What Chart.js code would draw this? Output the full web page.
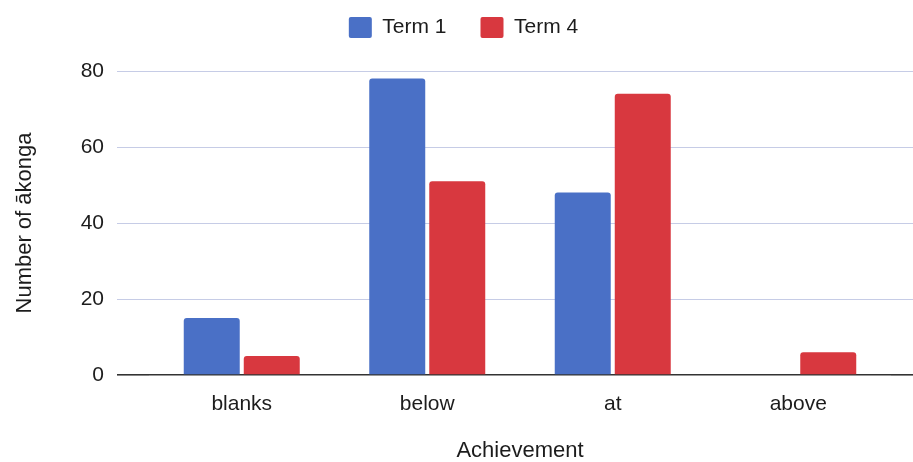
<!DOCTYPE html>
<html>
<head>
<meta charset="utf-8">
<script src="https://cdn.jsdelivr.net/npm/chart.js@4"></script>
<style>
  html, body { margin: 0; padding: 0; background: #ffffff; }
  #wrap { width: 913px; height: 462px; }
</style>
</head>
<body>
<div id="wrap"><canvas id="chart" width="913" height="462"></canvas></div>
<script>
// data
const categories = ['blanks', 'below', 'at', 'above'];
const term1 = [15, 78, 48, 0];
const term4 = [5, 51, 74, 6];
const yTicks = [0, 20, 40, 60, 80];

const FONT = 'Arial, "Liberation Sans", sans-serif';
const textColor = '#1c1c1c';
const gridColor = '#c6cce6';
const zeroColor = '#333333';

const lineColor = (ctx) => (ctx.tick && ctx.tick.value === 0 ? zeroColor : gridColor);
const lineWidth = (ctx) => (ctx.tick && ctx.tick.value === 0 ? 1.6 : 1);

// legend needs more room than chart.js gives it
const legendHeight = {
    id: 'legendHeight',
    beforeInit(chart) {
        const fit = chart.legend.fit;
        chart.legend.fit = function () {
            fit.call(this);
            this.height = 88;
        };
    }
};

new Chart(document.getElementById('chart'), {
    type: 'bar',
    data: {
        labels: categories,
        datasets: [
            { label: 'Term 1', data: term1, backgroundColor: '#4a70c6', borderWidth: 0, borderRadius: 3 },
            { label: 'Term 4', data: term4, backgroundColor: '#d8383f', borderWidth: 0, borderRadius: 3 }
        ]
    },
    options: {
        responsive: false,
        animation: false,
        layout: { padding: { top: -17, left: 14, right: 0, bottom: 0 } },
        datasets: {
            bar: { categoryPercentage: 0.647, barPercentage: 0.933 }
        },
        plugins: {
            legend: {
                position: 'top',
                labels: {
                    boxWidth: 23,
                    boxHeight: 21,
                    padding: 34,
                    useBorderRadius: true,
                    borderRadius: 2,
                    color: textColor,
                    font: { family: FONT, size: 21 }
                }
            },
            tooltip: { enabled: false }
        },
        scales: {
            x: {
                grid: { display: false },
                border: { display: false },
                ticks: { color: textColor, padding: 9, font: { family: FONT, size: 21 } },
                title: {
                    display: true,
                    text: 'Achievement',
                    color: textColor,
                    padding: { top: 0, bottom: 0 },
                    font: { family: FONT, size: 22, lineHeight: 1 }
                },
                afterFit(scale) { scale.height = 87; }
            },
            y: {
                min: 0,
                max: 80,
                afterBuildTicks(scale) { scale.ticks = yTicks.map(v => ({ value: v })); },
                grid: { color: lineColor, tickColor: lineColor, lineWidth: lineWidth, tickLength: 32 },
                border: { display: false },
                ticks: { color: textColor, padding: 13, font: { family: FONT, size: 21 } },
                title: {
                    display: true,
                    text: 'Number of ākonga',
                    color: textColor,
                    padding: { top: 0, bottom: 0 },
                    font: { family: FONT, size: 22, lineHeight: 1 }
                },
                afterFit(scale) { scale.width = 135; }
            },
            y2: {
                position: 'right',
                min: 0,
                max: 80,
                afterBuildTicks(scale) { scale.ticks = yTicks.map(v => ({ value: v })); },
                grid: { drawOnChartArea: false, color: lineColor, tickColor: lineColor, lineWidth: lineWidth, tickLength: 22 },
                border: { display: false },
                ticks: { display: false },
                afterFit(scale) { scale.width = 22; }
            }
        }
    },
    plugins: [legendHeight]
});
</script>
</body>
</html>
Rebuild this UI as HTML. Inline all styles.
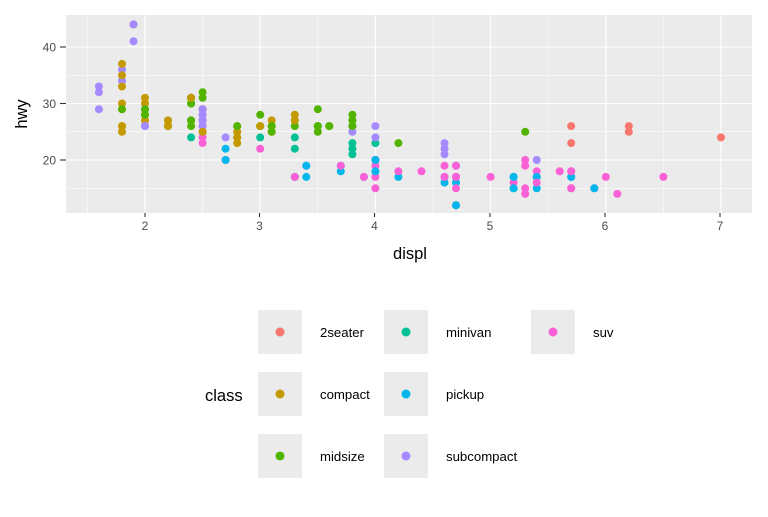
<!DOCTYPE html>
<html><head><meta charset="utf-8"><style>
html,body{margin:0;padding:0;background:#fff;}
svg text{font-family:"Liberation Sans",Arial,sans-serif;}
</style></head><body>
<svg id="s" width="768" height="512" viewBox="0 0 768 512" xmlns="http://www.w3.org/2000/svg">
<rect x="0" y="0" width="768" height="512" fill="#fff"/>
<rect x="66" y="15" width="686" height="198" fill="#EBEBEB"/>
<g id="grid"></g>
<g id="pts"></g>
<g fill="#4D4D4D" font-size="12" text-anchor="end">
<text x="56" y="51.5">40</text><text x="56" y="108">30</text><text x="56" y="164.5">20</text>
</g>
<g stroke="#333" stroke-width="1.1">
<line x1="60" y1="47" x2="66" y2="47"/><line x1="60" y1="103.5" x2="66" y2="103.5"/><line x1="60" y1="160" x2="66" y2="160"/>
<line x1="145" y1="213" x2="145" y2="217"/><line x1="259.5" y1="213" x2="259.5" y2="217"/><line x1="374.5" y1="213" x2="374.5" y2="217"/><line x1="490" y1="213" x2="490" y2="217"/><line x1="605" y1="213" x2="605" y2="217"/><line x1="720" y1="213" x2="720" y2="217"/>
</g>
<g fill="#4D4D4D" font-size="12" text-anchor="middle">
<text x="145" y="230">2</text><text x="259.5" y="230">3</text><text x="374.5" y="230">4</text><text x="490" y="230">5</text><text x="605" y="230">6</text><text x="720" y="230">7</text>
</g>
<text x="410" y="259" font-size="16.5" text-anchor="middle" fill="#000">displ</text>
<text transform="translate(27,114) rotate(-90)" font-size="16.5" text-anchor="middle" fill="#000">hwy</text>
<text x="205" y="401" font-size="16.5" fill="#000">class</text>
<g fill="#EBEBEB">
<rect x="258" y="310" width="44" height="44"/><rect x="258" y="372" width="44" height="44"/><rect x="258" y="434" width="44" height="44"/>
<rect x="384" y="310" width="44" height="44"/><rect x="384" y="372" width="44" height="44"/><rect x="384" y="434" width="44" height="44"/>
<rect x="531" y="310" width="44" height="44"/>
</g>
<circle cx="280" cy="332" r="4.5" fill="#F8766D"/>
<circle cx="280" cy="394" r="4.5" fill="#C49A00"/>
<circle cx="280" cy="456" r="4.5" fill="#53B400"/>
<circle cx="406" cy="332" r="4.5" fill="#00C094"/>
<circle cx="406" cy="394" r="4.5" fill="#00B6EB"/>
<circle cx="406" cy="456" r="4.5" fill="#A58AFF"/>
<circle cx="553" cy="332" r="4.5" fill="#FB61D7"/>
<g font-size="13.2" fill="#000">
<text x="320" y="337">2seater</text><text x="320" y="399">compact</text><text x="320" y="461">midsize</text>
<text x="446" y="337">minivan</text><text x="446" y="399">pickup</text><text x="446" y="461">subcompact</text>
<text x="593" y="337">suv</text>
</g>
</svg>
<script>
(function(){
var NS="http://www.w3.org/2000/svg";
function X(d){return 145+(d-2)*115.2;}
function Y(h){return 160-(h-20)*5.65;}
var g=document.getElementById("grid");
function ln(x1,y1,x2,y2,w){var l=document.createElementNS(NS,"line");l.setAttribute("x1",x1);l.setAttribute("y1",y1);l.setAttribute("x2",x2);l.setAttribute("y2",y2);l.setAttribute("stroke","#fff");l.setAttribute("stroke-width",w);g.appendChild(l);}
[1.5,2.5,3.5,4.5,5.5,6.5].forEach(function(d){ln(X(d),15,X(d),213,0.55);});
[15,25,35].forEach(function(h){ln(66,Y(h),752,Y(h),0.55);});
[2,3,4,5,6,7].forEach(function(d){ln(X(d),15,X(d),213,1.1);});
[20,30,40].forEach(function(h){ln(66,Y(h),752,Y(h),1.1);});
var C={t:"#F8766D",c:"#C49A00",m:"#53B400",v:"#00C094",p:"#00B6EB",s:"#A58AFF",u:"#FB61D7"};
var D=[
["c",[[1.8,29],[2,31],[2,30],[2.8,26],[3.1,27],[1.8,26],[1.8,25],[2,28],[2,27],[2.8,25],[3.1,25]]],
["m",[[2.8,24],[3.1,25],[4.2,23]]],
["u",[[5.3,20],[5.3,15],[5.7,17],[6,17]]],
["t",[[5.7,26],[5.7,23],[6.2,26],[6.2,25],[7,24]]],
["u",[[5.3,19],[5.3,14],[5.7,15],[6.5,17]]],
["m",[[2.4,27],[2.4,30],[3.1,26],[3.5,29],[3.6,26]]],
["v",[[2.4,24],[3,24],[3.3,22],[3.3,24],[3.3,17],[3.8,22],[3.8,21],[3.8,23],[4,23]]],
["p",[[3.7,19],[3.7,18],[3.9,17],[4.7,19],[4.7,12],[5.2,17],[5.2,15]]],
["u",[[3.9,17],[4.7,17],[4.7,12],[5.2,16],[5.7,18],[5.9,15]]],
["p",[[4.7,16],[4.7,12],[4.7,17],[5.2,15],[5.2,17],[5.7,17],[5.9,15]]],
["u",[[4.6,17],[5.4,17],[5.4,18],[4,17],[4,19],[4.6,19],[5,17]]],
["p",[[4.2,17],[4.6,16],[4.6,17],[5.4,15],[5.4,17]]],
["s",[[3.8,26],[3.8,25],[4,26],[4,24],[4.6,21],[4.6,22],[4.6,23],[5.4,20]]],
["s",[[1.6,33],[1.6,32],[1.6,29],[1.8,34],[1.8,36],[2,29]]],
["m",[[2.4,26],[2.4,27],[2.4,30],[2.4,31],[2.5,31],[3.3,26],[3.3,27]]],
["s",[[2,26],[2.7,24],[2,28]]],
["u",[[3,22],[3.7,19],[4,20],[4.7,17],[4.7,19],[5.7,18],[6.1,14]]],
["u",[[4,15],[4.2,18],[4.4,18],[4.6,17],[5.4,16]]],
["m",[[2.5,32],[2.5,27],[2.5,26],[3.5,26],[3.5,25],[3,26],[3.5,26]]],
["u",[[3.3,17],[4,20],[5.6,18]]],
["m",[[3.1,26],[3.8,28],[3.8,26],[3.8,27],[5.3,25]]],
["u",[[2.5,25],[2.5,24],[2.5,27],[2.5,26],[2.5,23]]],
["s",[[2.2,26],[2.5,26],[2.5,27],[2.5,25],[2.5,27],[2.5,29],[2.5,28]]],
["u",[[2.7,20],[3.4,19],[4,20],[4.7,17]]],
["m",[[2.2,26],[2.2,27],[2.4,31],[3,26],[3,28],[3.5,26]]],
["c",[[2.2,26],[2.2,27],[2.4,31],[3,26],[3.3,27],[3.3,28],[1.8,35],[1.8,37],[1.8,33],[1.8,26],[1.8,30]]],
["u",[[4.7,15],[5.7,15]]],
["p",[[2.7,20],[2.7,22],[3.4,17],[3.4,19],[4,20],[4,18]]],
["c",[[2,29],[2,28],[2.8,23],[2.8,24],[2,29],[2.5,29],[2.5,25],[1.9,44]]],
["s",[[1.9,44],[1.9,41],[2,29],[2,26],[2.5,29],[2.5,28]]],
["m",[[1.8,29],[2,28],[2,29],[2.8,26],[3.6,26]]]
];
var p=document.getElementById("pts");
D.forEach(function(grp){grp[1].forEach(function(q){var c=document.createElementNS(NS,"circle");c.setAttribute("cx",X(q[0]).toFixed(1));c.setAttribute("cy",Y(q[1]).toFixed(1));c.setAttribute("r","4");c.setAttribute("fill",C[grp[0]]);p.appendChild(c);});});
})();
</script>
</body></html>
────
PROBLEM TO WORK ON → Write down every line from the opening of the listing to the line with "const zeroColor = '#333333';", both included, and nothing else; the pictures are omitted.

TASK ANSWER →
What Chart.js code would draw this? Output the full web page.
<!DOCTYPE html>
<html>
<head>
<meta charset="utf-8">
<script src="https://cdn.jsdelivr.net/npm/chart.js@4"></script>
<style>
  html, body { margin: 0; padding: 0; background: #ffffff; }
  #wrap { width: 913px; height: 462px; }
</style>
</head>
<body>
<div id="wrap"><canvas id="chart" width="913" height="462"></canvas></div>
<script>
// data
const categories = ['blanks', 'below', 'at', 'above'];
const term1 = [15, 78, 48, 0];
const term4 = [5, 51, 74, 6];
const yTicks = [0, 20, 40, 60, 80];

const FONT = 'Arial, "Liberation Sans", sans-serif';
const textColor = '#1c1c1c';
const gridColor = '#c6cce6';
const zeroColor = '#333333';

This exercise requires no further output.